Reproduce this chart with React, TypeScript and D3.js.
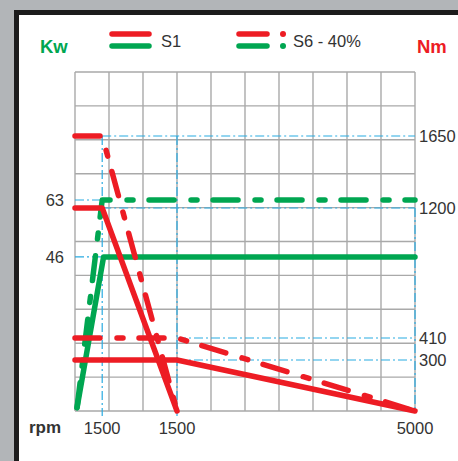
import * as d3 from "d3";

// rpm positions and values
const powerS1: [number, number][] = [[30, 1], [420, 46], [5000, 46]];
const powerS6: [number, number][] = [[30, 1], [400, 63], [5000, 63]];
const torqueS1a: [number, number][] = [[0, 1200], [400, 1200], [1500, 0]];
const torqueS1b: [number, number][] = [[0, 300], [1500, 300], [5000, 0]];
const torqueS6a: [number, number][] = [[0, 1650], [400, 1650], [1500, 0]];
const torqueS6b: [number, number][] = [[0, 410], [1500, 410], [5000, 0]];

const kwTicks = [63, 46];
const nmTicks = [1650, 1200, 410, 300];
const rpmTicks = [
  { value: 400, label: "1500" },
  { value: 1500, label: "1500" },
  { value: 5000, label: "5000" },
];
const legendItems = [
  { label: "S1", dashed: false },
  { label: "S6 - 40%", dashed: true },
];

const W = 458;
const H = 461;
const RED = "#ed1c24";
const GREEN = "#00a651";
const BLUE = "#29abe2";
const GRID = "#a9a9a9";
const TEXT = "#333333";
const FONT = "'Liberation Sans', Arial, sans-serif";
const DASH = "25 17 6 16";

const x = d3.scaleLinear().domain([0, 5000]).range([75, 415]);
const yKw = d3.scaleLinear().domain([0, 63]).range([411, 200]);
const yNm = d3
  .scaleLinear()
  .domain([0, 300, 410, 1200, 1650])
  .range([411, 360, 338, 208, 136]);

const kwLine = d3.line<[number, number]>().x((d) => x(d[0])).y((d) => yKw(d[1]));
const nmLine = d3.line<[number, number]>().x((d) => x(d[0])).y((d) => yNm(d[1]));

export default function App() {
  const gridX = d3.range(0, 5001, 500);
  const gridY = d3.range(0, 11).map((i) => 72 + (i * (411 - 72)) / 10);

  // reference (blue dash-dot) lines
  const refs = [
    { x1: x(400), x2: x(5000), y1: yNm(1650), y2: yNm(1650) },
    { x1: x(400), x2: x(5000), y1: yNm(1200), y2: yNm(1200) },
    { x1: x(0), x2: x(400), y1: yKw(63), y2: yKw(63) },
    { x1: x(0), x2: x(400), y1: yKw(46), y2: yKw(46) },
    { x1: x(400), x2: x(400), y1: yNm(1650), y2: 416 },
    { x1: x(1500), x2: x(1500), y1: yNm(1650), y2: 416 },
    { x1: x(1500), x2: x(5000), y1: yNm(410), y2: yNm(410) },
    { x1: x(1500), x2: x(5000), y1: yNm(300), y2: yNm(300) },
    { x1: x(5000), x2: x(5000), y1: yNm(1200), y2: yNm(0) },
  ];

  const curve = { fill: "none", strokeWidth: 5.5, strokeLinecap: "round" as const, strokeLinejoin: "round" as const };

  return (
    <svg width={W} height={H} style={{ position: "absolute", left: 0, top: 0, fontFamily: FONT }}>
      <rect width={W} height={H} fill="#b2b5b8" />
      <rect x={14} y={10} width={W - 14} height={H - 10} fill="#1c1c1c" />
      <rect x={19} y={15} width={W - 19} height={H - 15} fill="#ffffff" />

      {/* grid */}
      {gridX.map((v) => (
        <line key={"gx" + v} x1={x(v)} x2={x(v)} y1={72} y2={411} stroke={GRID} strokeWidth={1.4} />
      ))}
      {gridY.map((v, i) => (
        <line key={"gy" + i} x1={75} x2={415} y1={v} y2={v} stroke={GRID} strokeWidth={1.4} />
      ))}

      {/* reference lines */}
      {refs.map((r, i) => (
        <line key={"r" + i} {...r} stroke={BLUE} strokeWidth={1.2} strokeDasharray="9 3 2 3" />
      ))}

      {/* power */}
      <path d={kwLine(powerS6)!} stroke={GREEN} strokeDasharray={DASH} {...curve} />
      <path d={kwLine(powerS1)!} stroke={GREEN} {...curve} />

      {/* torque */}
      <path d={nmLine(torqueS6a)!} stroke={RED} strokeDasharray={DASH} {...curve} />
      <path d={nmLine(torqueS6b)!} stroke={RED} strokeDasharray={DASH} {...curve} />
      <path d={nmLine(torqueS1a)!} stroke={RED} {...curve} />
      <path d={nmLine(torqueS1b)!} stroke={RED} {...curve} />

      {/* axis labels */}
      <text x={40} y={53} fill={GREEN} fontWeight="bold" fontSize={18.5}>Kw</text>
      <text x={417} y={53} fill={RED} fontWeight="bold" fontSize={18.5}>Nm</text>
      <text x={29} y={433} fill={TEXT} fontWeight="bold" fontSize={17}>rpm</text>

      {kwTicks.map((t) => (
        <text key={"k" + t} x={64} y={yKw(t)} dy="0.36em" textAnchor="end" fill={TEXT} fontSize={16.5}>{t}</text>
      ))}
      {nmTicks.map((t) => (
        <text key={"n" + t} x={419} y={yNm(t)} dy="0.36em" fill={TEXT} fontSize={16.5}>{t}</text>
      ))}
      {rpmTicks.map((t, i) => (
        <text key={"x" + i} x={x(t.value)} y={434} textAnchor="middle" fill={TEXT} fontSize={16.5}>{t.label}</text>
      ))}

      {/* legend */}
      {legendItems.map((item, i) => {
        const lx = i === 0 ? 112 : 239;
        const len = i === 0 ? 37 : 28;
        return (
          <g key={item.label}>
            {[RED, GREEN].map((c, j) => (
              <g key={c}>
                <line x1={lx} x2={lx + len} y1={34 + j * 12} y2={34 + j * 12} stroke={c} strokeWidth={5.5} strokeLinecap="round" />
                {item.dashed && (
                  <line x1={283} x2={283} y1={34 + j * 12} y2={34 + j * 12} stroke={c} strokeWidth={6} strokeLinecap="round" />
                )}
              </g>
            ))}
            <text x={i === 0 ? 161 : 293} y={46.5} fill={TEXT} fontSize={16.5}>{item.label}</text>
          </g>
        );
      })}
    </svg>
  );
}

§ TASK STATEMENT:
All of the material above should be reproduced exactly, except the pictures.

§ SOLUTION TO THIS EXERCISE:
Reproduce this chart with React, TypeScript and D3.js.
import * as d3 from "d3";

// rpm positions and values
const powerS1: [number, number][] = [[30, 1], [420, 46], [5000, 46]];
const powerS6: [number, number][] = [[30, 1], [400, 63], [5000, 63]];
const torqueS1a: [number, number][] = [[0, 1200], [400, 1200], [1500, 0]];
const torqueS1b: [number, number][] = [[0, 300], [1500, 300], [5000, 0]];
const torqueS6a: [number, number][] = [[0, 1650], [400, 1650], [1500, 0]];
const torqueS6b: [number, number][] = [[0, 410], [1500, 410], [5000, 0]];

const kwTicks = [63, 46];
const nmTicks = [1650, 1200, 410, 300];
const rpmTicks = [
  { value: 400, label: "1500" },
  { value: 1500, label: "1500" },
  { value: 5000, label: "5000" },
];
const legendItems = [
  { label: "S1", dashed: false },
  { label: "S6 - 40%", dashed: true },
];

const W = 458;
const H = 461;
const RED = "#ed1c24";
const GREEN = "#00a651";
const BLUE = "#29abe2";
const GRID = "#a9a9a9";
const TEXT = "#333333";
const FONT = "'Liberation Sans', Arial, sans-serif";
const DASH = "25 17 6 16";

const x = d3.scaleLinear().domain([0, 5000]).range([75, 415]);
const yKw = d3.scaleLinear().domain([0, 63]).range([411, 200]);
const yNm = d3
  .scaleLinear()
  .domain([0, 300, 410, 1200, 1650])
  .range([411, 360, 338, 208, 136]);

const kwLine = d3.line<[number, number]>().x((d) => x(d[0])).y((d) => yKw(d[1]));
const nmLine = d3.line<[number, number]>().x((d) => x(d[0])).y((d) => yNm(d[1]));

export default function App() {
  const gridX = d3.range(0, 5001, 500);
  const gridY = d3.range(0, 11).map((i) => 72 + (i * (411 - 72)) / 10);

  // reference (blue dash-dot) lines
  const refs = [
    { x1: x(400), x2: x(5000), y1: yNm(1650), y2: yNm(1650) },
    { x1: x(400), x2: x(5000), y1: yNm(1200), y2: yNm(1200) },
    { x1: x(0), x2: x(400), y1: yKw(63), y2: yKw(63) },
    { x1: x(0), x2: x(400), y1: yKw(46), y2: yKw(46) },
    { x1: x(400), x2: x(400), y1: yNm(1650), y2: 416 },
    { x1: x(1500), x2: x(1500), y1: yNm(1650), y2: 416 },
    { x1: x(1500), x2: x(5000), y1: yNm(410), y2: yNm(410) },
    { x1: x(1500), x2: x(5000), y1: yNm(300), y2: yNm(300) },
    { x1: x(5000), x2: x(5000), y1: yNm(1200), y2: yNm(0) },
  ];

  const curve = { fill: "none", strokeWidth: 5.5, strokeLinecap: "round" as const, strokeLinejoin: "round" as const };

  return (
    <svg width={W} height={H} style={{ position: "absolute", left: 0, top: 0, fontFamily: FONT }}>
      <rect width={W} height={H} fill="#b2b5b8" />
      <rect x={14} y={10} width={W - 14} height={H - 10} fill="#1c1c1c" />
      <rect x={19} y={15} width={W - 19} height={H - 15} fill="#ffffff" />

      {/* grid */}
      {gridX.map((v) => (
        <line key={"gx" + v} x1={x(v)} x2={x(v)} y1={72} y2={411} stroke={GRID} strokeWidth={1.4} />
      ))}
      {gridY.map((v, i) => (
        <line key={"gy" + i} x1={75} x2={415} y1={v} y2={v} stroke={GRID} strokeWidth={1.4} />
      ))}

      {/* reference lines */}
      {refs.map((r, i) => (
        <line key={"r" + i} {...r} stroke={BLUE} strokeWidth={1.2} strokeDasharray="9 3 2 3" />
      ))}

      {/* power */}
      <path d={kwLine(powerS6)!} stroke={GREEN} strokeDasharray={DASH} {...curve} />
      <path d={kwLine(powerS1)!} stroke={GREEN} {...curve} />

      {/* torque */}
      <path d={nmLine(torqueS6a)!} stroke={RED} strokeDasharray={DASH} {...curve} />
      <path d={nmLine(torqueS6b)!} stroke={RED} strokeDasharray={DASH} {...curve} />
      <path d={nmLine(torqueS1a)!} stroke={RED} {...curve} />
      <path d={nmLine(torqueS1b)!} stroke={RED} {...curve} />

      {/* axis labels */}
      <text x={40} y={53} fill={GREEN} fontWeight="bold" fontSize={18.5}>Kw</text>
      <text x={417} y={53} fill={RED} fontWeight="bold" fontSize={18.5}>Nm</text>
      <text x={29} y={433} fill={TEXT} fontWeight="bold" fontSize={17}>rpm</text>

      {kwTicks.map((t) => (
        <text key={"k" + t} x={64} y={yKw(t)} dy="0.36em" textAnchor="end" fill={TEXT} fontSize={16.5}>{t}</text>
      ))}
      {nmTicks.map((t) => (
        <text key={"n" + t} x={419} y={yNm(t)} dy="0.36em" fill={TEXT} fontSize={16.5}>{t}</text>
      ))}
      {rpmTicks.map((t, i) => (
        <text key={"x" + i} x={x(t.value)} y={434} textAnchor="middle" fill={TEXT} fontSize={16.5}>{t.label}</text>
      ))}

      {/* legend */}
      {legendItems.map((item, i) => {
        const lx = i === 0 ? 112 : 239;
        const len = i === 0 ? 37 : 28;
        return (
          <g key={item.label}>
            {[RED, GREEN].map((c, j) => (
              <g key={c}>
                <line x1={lx} x2={lx + len} y1={34 + j * 12} y2={34 + j * 12} stroke={c} strokeWidth={5.5} strokeLinecap="round" />
                {item.dashed && (
                  <line x1={283} x2={283} y1={34 + j * 12} y2={34 + j * 12} stroke={c} strokeWidth={6} strokeLinecap="round" />
                )}
              </g>
            ))}
            <text x={i === 0 ? 161 : 293} y={46.5} fill={TEXT} fontSize={16.5}>{item.label}</text>
          </g>
        );
      })}
    </svg>
  );
}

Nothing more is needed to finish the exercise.